DATASET CONTENT:
□ □ □

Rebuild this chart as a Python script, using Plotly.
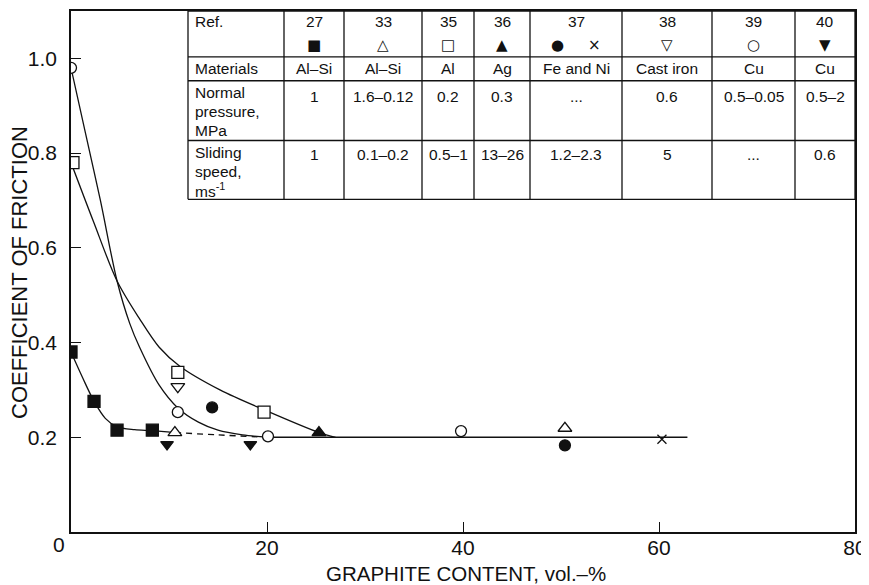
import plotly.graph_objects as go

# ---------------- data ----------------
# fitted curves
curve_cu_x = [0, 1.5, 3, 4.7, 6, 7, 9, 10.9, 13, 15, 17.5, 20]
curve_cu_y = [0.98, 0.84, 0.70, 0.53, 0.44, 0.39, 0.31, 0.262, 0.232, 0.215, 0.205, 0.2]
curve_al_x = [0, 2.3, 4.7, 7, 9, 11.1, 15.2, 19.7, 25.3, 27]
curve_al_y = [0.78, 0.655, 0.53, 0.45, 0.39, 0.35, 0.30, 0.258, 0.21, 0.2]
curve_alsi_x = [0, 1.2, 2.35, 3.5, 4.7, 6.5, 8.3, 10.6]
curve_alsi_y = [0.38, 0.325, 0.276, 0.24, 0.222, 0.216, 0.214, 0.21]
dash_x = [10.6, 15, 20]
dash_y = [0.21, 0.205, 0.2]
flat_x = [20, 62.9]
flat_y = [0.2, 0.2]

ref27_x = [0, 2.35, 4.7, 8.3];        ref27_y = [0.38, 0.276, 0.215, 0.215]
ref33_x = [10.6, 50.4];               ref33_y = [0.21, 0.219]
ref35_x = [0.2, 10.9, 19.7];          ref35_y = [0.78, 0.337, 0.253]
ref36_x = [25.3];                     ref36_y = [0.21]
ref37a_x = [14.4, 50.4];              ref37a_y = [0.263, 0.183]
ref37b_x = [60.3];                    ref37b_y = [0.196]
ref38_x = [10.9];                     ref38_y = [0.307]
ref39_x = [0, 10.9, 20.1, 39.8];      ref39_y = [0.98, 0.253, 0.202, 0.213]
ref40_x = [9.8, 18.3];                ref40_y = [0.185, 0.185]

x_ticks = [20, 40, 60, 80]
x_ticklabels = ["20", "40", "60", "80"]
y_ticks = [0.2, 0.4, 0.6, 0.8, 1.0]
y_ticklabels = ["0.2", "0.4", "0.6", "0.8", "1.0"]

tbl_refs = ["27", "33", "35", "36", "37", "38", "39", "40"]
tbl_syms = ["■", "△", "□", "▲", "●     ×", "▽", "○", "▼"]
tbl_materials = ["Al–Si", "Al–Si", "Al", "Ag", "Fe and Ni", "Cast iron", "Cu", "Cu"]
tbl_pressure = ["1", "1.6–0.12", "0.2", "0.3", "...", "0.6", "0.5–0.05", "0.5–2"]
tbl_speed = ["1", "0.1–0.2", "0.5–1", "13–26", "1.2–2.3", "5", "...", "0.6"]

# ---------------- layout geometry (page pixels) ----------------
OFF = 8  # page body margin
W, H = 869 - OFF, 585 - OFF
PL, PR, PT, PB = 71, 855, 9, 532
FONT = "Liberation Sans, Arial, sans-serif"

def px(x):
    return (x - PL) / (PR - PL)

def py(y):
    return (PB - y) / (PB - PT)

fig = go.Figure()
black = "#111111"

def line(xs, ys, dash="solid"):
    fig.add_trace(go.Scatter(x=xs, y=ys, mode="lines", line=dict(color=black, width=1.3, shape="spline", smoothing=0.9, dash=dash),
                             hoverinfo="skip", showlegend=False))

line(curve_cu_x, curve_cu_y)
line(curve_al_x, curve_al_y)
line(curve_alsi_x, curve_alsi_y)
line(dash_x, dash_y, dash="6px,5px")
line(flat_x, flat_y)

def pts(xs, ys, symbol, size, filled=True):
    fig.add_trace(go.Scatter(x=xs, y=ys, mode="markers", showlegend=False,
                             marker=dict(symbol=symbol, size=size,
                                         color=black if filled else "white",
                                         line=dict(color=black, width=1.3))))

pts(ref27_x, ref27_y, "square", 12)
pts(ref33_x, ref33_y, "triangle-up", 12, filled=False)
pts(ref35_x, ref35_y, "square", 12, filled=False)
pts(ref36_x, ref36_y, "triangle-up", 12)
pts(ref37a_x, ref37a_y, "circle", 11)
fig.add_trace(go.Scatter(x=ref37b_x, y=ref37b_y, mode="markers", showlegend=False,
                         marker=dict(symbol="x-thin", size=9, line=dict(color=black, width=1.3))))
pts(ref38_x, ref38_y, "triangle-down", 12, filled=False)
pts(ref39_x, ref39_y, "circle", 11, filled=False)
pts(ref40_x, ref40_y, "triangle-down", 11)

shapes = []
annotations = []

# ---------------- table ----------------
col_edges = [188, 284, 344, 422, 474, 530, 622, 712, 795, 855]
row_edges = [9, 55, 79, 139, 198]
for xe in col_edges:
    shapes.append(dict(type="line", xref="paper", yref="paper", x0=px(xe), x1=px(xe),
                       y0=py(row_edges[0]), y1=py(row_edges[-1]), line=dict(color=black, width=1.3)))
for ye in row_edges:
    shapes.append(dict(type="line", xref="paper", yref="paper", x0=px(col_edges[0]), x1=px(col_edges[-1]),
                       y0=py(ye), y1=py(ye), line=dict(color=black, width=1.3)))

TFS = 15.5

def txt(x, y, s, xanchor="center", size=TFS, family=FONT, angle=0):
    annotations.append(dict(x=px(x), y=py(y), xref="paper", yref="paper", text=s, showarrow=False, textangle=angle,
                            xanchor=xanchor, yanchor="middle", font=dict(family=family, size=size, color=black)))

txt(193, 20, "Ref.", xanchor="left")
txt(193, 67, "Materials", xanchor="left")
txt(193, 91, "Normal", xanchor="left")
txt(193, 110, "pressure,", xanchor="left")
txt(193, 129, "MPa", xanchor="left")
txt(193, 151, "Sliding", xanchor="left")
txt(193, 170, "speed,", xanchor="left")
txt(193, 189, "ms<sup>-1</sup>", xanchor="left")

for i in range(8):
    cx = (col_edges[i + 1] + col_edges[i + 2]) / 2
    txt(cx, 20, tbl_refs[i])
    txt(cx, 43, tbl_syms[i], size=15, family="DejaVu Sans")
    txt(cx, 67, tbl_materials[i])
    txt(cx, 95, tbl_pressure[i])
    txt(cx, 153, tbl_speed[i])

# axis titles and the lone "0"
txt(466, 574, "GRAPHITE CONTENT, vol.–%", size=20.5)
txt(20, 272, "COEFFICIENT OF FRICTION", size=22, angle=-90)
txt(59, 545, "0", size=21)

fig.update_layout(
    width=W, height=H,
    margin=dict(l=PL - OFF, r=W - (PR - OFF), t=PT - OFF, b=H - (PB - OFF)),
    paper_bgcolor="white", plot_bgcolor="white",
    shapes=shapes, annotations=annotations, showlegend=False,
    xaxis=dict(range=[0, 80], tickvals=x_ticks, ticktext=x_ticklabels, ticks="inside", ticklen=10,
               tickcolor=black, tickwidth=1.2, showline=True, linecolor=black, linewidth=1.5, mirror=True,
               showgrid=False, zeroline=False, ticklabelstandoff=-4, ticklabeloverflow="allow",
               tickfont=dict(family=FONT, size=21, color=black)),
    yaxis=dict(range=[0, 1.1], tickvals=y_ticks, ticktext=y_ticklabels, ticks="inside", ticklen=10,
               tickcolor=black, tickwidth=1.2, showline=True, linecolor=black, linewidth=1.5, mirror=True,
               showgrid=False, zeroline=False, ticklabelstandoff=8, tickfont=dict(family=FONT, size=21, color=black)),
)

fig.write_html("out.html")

□ □ □

YOUR INSTRUCTIONS:
Write out exactly the lines between the start of the data and the line with "import plotly.graph_objects as go", including both, but none of the pictures.

THE RESULT:
Rebuild this chart as a Python script, using Plotly.
import plotly.graph_objects as go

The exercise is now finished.